## BEGIN Given data

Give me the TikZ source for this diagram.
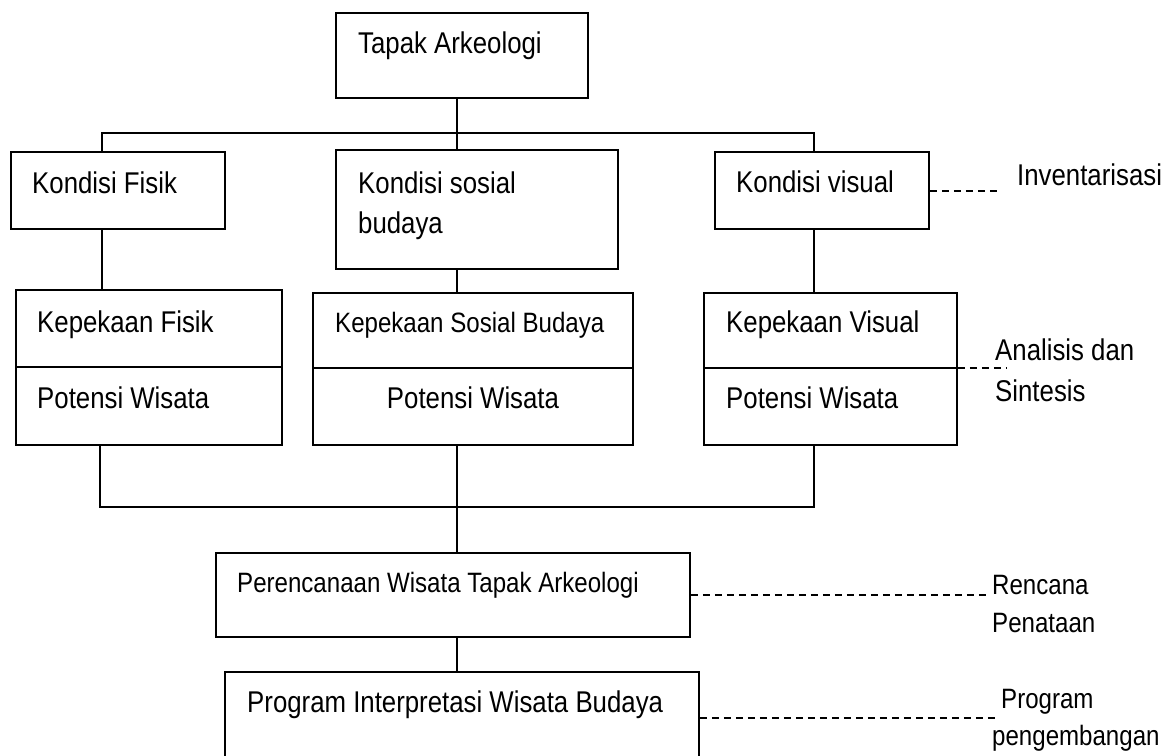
\documentclass[tikz,border=0pt]{standalone}
\usepackage{fontspec}
\setmainfont{Liberation Sans}[FakeStretch=0.86]
\usetikzlibrary{fit}
\begin{document}
\begin{tikzpicture}[x=1pt,y=-1pt,
  boxst/.style={draw=black,line width=1.8pt,inner sep=0pt,fill=none},
  txt/.style={inner sep=0pt,anchor=base west,font=\fontsize{30}{36}\selectfont},
  txtc/.style={inner sep=0pt,anchor=base,font=\fontsize{30}{36}\selectfont},
  small/.style={font=\fontsize{28}{34}\selectfont},
  conn/.style={draw=black,line width=1.8pt},
  dconn/.style={draw=black,line width=1.6pt,dash pattern=on 7pt off 5pt}]
\useasboundingbox[fill=white] (0,0) rectangle (1174,755);

% boxes
\node[boxst,fit={(336,13)(588,98)}] (tapak) {};
\node[boxst,fit={(11,152)(225,229)}] (fisik) {};
\node[boxst,fit={(336,150)(618,269)}] (sosial) {};
\node[boxst,fit={(715,152)(929,229)}] (visual) {};
\node[boxst,fit={(16,290)(282,445)}] (kfisik) {};
\node[boxst,fit={(313,293)(633,445)}] (ksosial) {};
\node[boxst,fit={(704,293)(957,445)}] (kvisual) {};
\node[boxst,fit={(216,553)(690,637)}] (renc) {};
\node[boxst,fit={(225,672)(699,790)}] (prog) {};

% dividers
\draw[conn] (kfisik.west |- 0,367) -- (kfisik.east |- 0,367);
\draw[conn] (ksosial.west |- 0,368) -- (ksosial.east |- 0,368);
\draw[conn] (kvisual.west |- 0,368) coordinate (kvdivw) -- (kvisual.east |- 0,368) coordinate (kvdive);

% texts
\node[txt] (t1) at (358,53) {Tapak Arkeologi};
\node[txt] (t2) at (32,193) {Kondisi Fisik};
\node[txt] (t3) at (358,193) {Kondisi sosial};
\node[txt] (t3b) at (358,233) {budaya};
\node[txt] (t4) at (736,192) {Kondisi visual};
\node[txt] (t5) at (37,332) {Kepekaan Fisik};
\node[txt] (t5b) at (37,408) {Potensi Wisata};
\node[txt,small] (t6) at (335,332) {Kepekaan Sosial Budaya};
\node[txtc] (t6b) at (473,408) {Potensi Wisata};
\node[txt] (t7) at (726,332) {Kepekaan Visual};
\node[txt] (t7b) at (726,408) {Potensi Wisata};
\node[txt,small] (t8) at (237,592) {Perencanaan Wisata Tapak Arkeologi};
\node[txt] (t9) at (247,712) {Program Interpretasi Wisata Budaya};

% side labels
\node[txt] (l1) at (1017,185) {Inventarisasi};
\node[txt] (l2) at (995,360) {Analisis dan};
\node[txt] (l2b) at (995,401) {Sintesis};
\node[txt,small] (l3) at (992,594) {Rencana};
\node[txt,small] (l3b) at (992,632) {Penataan};
\node[txt,small] (l4) at (1001,708) {Program};
\node[txt,small] (l4b) at (992,745) {pengembangan};

% junction coordinates
\coordinate (jc) at (457,133);
\coordinate (hl) at (102,133);
\coordinate (hr) at (814,133);
\coordinate (bl) at (100,507);
\coordinate (bc) at (457,507);
\coordinate (br) at (814,507);

% tree connectors
\draw[conn] (tapak.south -| jc) -- (sosial.north -| jc);
\draw[conn] (fisik.north -| hl) -- (hl) -- (hr) -- (visual.north -| hr);
\draw[conn] (fisik.south -| hl) -- (kfisik.north -| hl);
\draw[conn] (sosial.south -| jc) -- (ksosial.north -| jc);
\draw[conn] (visual.south -| hr) -- (kvisual.north -| hr);
\draw[conn] (kfisik.south -| bl) -- (bl) -- (br) -- (kvisual.south -| br);
\draw[conn] (ksosial.south -| bc) -- (renc.north -| bc);
\draw[conn] (renc.south -| bc) -- (prog.north -| bc);

% dashed connectors
\coordinate (d1) at (999,191);
\coordinate (d2) at (1007,368);
\coordinate (d3) at (990,595);
\coordinate (d4) at (997,718);
\draw[dconn] (visual.east |- d1) -- (d1);
\draw[dconn] (kvdive) -- (d2);
\draw[dconn] (renc.east |- d3) -- (d3);
\draw[dconn] (prog.east |- d4) -- (d4);
\end{tikzpicture}
\end{document}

## END Given data

Give again, exactly, the lines from the start of the data through the one holding "(t9) at (247,712)"; omit the pictures.

Give me the TikZ source for this diagram.
\documentclass[tikz,border=0pt]{standalone}
\usepackage{fontspec}
\setmainfont{Liberation Sans}[FakeStretch=0.86]
\usetikzlibrary{fit}
\begin{document}
\begin{tikzpicture}[x=1pt,y=-1pt,
  boxst/.style={draw=black,line width=1.8pt,inner sep=0pt,fill=none},
  txt/.style={inner sep=0pt,anchor=base west,font=\fontsize{30}{36}\selectfont},
  txtc/.style={inner sep=0pt,anchor=base,font=\fontsize{30}{36}\selectfont},
  small/.style={font=\fontsize{28}{34}\selectfont},
  conn/.style={draw=black,line width=1.8pt},
  dconn/.style={draw=black,line width=1.6pt,dash pattern=on 7pt off 5pt}]
\useasboundingbox[fill=white] (0,0) rectangle (1174,755);

% boxes
\node[boxst,fit={(336,13)(588,98)}] (tapak) {};
\node[boxst,fit={(11,152)(225,229)}] (fisik) {};
\node[boxst,fit={(336,150)(618,269)}] (sosial) {};
\node[boxst,fit={(715,152)(929,229)}] (visual) {};
\node[boxst,fit={(16,290)(282,445)}] (kfisik) {};
\node[boxst,fit={(313,293)(633,445)}] (ksosial) {};
\node[boxst,fit={(704,293)(957,445)}] (kvisual) {};
\node[boxst,fit={(216,553)(690,637)}] (renc) {};
\node[boxst,fit={(225,672)(699,790)}] (prog) {};

% dividers
\draw[conn] (kfisik.west |- 0,367) -- (kfisik.east |- 0,367);
\draw[conn] (ksosial.west |- 0,368) -- (ksosial.east |- 0,368);
\draw[conn] (kvisual.west |- 0,368) coordinate (kvdivw) -- (kvisual.east |- 0,368) coordinate (kvdive);

% texts
\node[txt] (t1) at (358,53) {Tapak Arkeologi};
\node[txt] (t2) at (32,193) {Kondisi Fisik};
\node[txt] (t3) at (358,193) {Kondisi sosial};
\node[txt] (t3b) at (358,233) {budaya};
\node[txt] (t4) at (736,192) {Kondisi visual};
\node[txt] (t5) at (37,332) {Kepekaan Fisik};
\node[txt] (t5b) at (37,408) {Potensi Wisata};
\node[txt,small] (t6) at (335,332) {Kepekaan Sosial Budaya};
\node[txtc] (t6b) at (473,408) {Potensi Wisata};
\node[txt] (t7) at (726,332) {Kepekaan Visual};
\node[txt] (t7b) at (726,408) {Potensi Wisata};
\node[txt,small] (t8) at (237,592) {Perencanaan Wisata Tapak Arkeologi};
\node[txt] (t9) at (247,712) {Program Interpretasi Wisata Budaya};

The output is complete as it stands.